When we are diagnosed with lung cancer, or any cancer for that matter, a lot of serious questions bombard our brains. Am I going to die? Why did this happen to me? Who will care for me? Will my insurance cover all of my new medical expenses? Can I continue working? Will my friends and family support me, or desert me? And so many more questions arise. But one question that may not occur to folks, especially those on the outside looking in, is what effect will this have on my care for and relationship with my pet(s).
Pets Are Part of the Family
Our dogs and cats, bunnies and birds, fall into that “take for granted” category in many respects. They join our families and live with us, often for many years. They become just a routine part of everyday life. But when major illness strikes, they are, indeed, impacted. We may be too ill to walk the dogs or clean the cat’s litter box. The smell of their food may make us queasy because of the ongoing side effects of harsh drug treatments we are receiving. Maybe, we are just sad and lethargic and pretty much oblivious to the world around us for a while, even though our pets continue to need love and attention.
On the other hand, at just the time we may find it difficult or even impossible to care for our beloved pet, they sometimes inherently understand what is happening and act in ways that are more than caring. They become little nurses and guardians. (https://newsinhealth.nih.gov/2018/02/power-pets)
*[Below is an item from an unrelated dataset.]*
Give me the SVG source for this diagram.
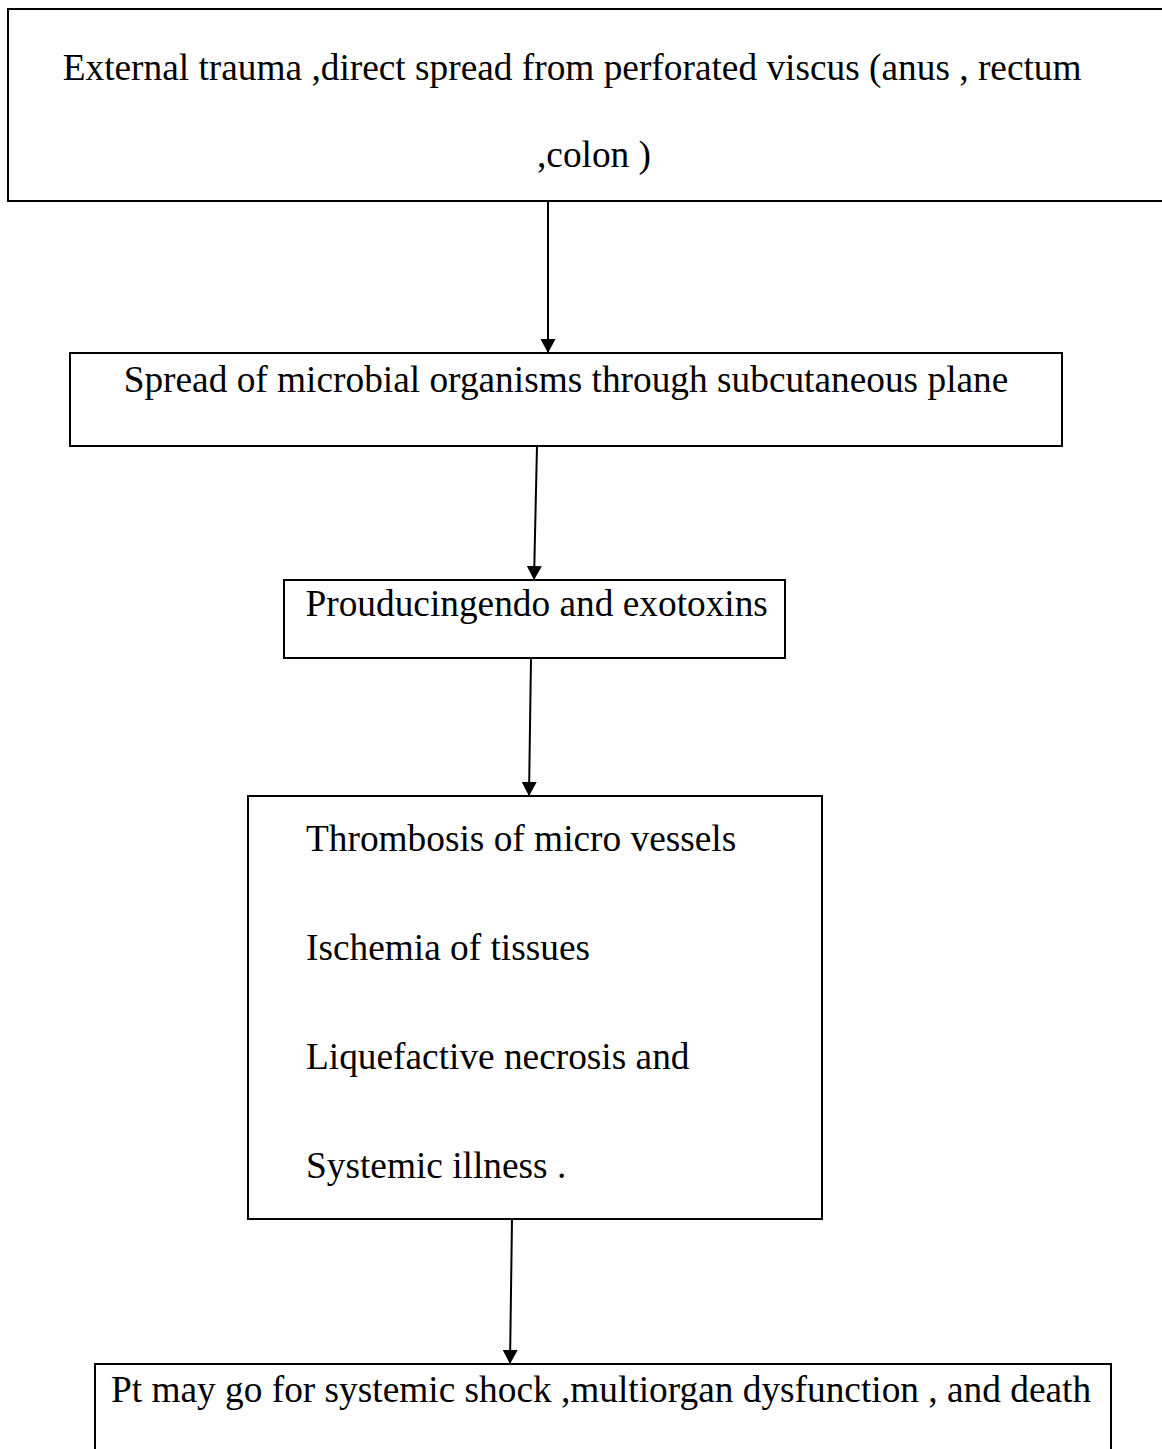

My Pets Help Me & We Help Others Together
Some years back, my Golden Retriever, Aspen, and I were weekly volunteers in a large medical center’s “Top Dog” program. They understood the value of pet therapy and built it into their recreational therapy department. Each Saturday, I would tie a pink bandana around her neck, attach her picture badge to her collar, and head off to see very ill patients and their families who were visiting. Aspen didn’t only cheer people up through her visits, she allowed patients to physically use their arms and hands to pet her. She allowed them to smile and relieve physical and emotional stress. Aspen was not only a goodwill ambassador, she was a nursing assistant.
More recently, my American Cocker Spaniel, Bella, always curled up on top of the comforter on my bed before settling into a comfortable sleep each night. After I was diagnosed with lung cancer and began my first series of chemotherapy treatments, something changed. Was it something she sensed through smell, or through a slight change in my behavior or breathing patterns? In any event, during that series of chemotherapy treatments, and only during that 5-month period, Bella would wait until I got into bed and turned the light off to ever-so-gently walk up to the top of the comforter and ease her way under the covers to snuggle up tight against me to sleep for the night. It was as though she was doing what only a beloved pet could do in this way. It was a perfect form of emotional and even spiritual sustenance for my ailing body and soul at just the time I needed it most.
When I completed the chemotherapy treatments and some of the physical side effects that had troubled me during the period went away, Bella returned to her previous habit of sleeping on top of the comforter. She remained my faithful companion until her death from complications of pancreatic cancer surgery in 2014. Our pets most definitely play an important role in our journeys through cancer and the challenges it brings. What part has your pet played in your cancer story?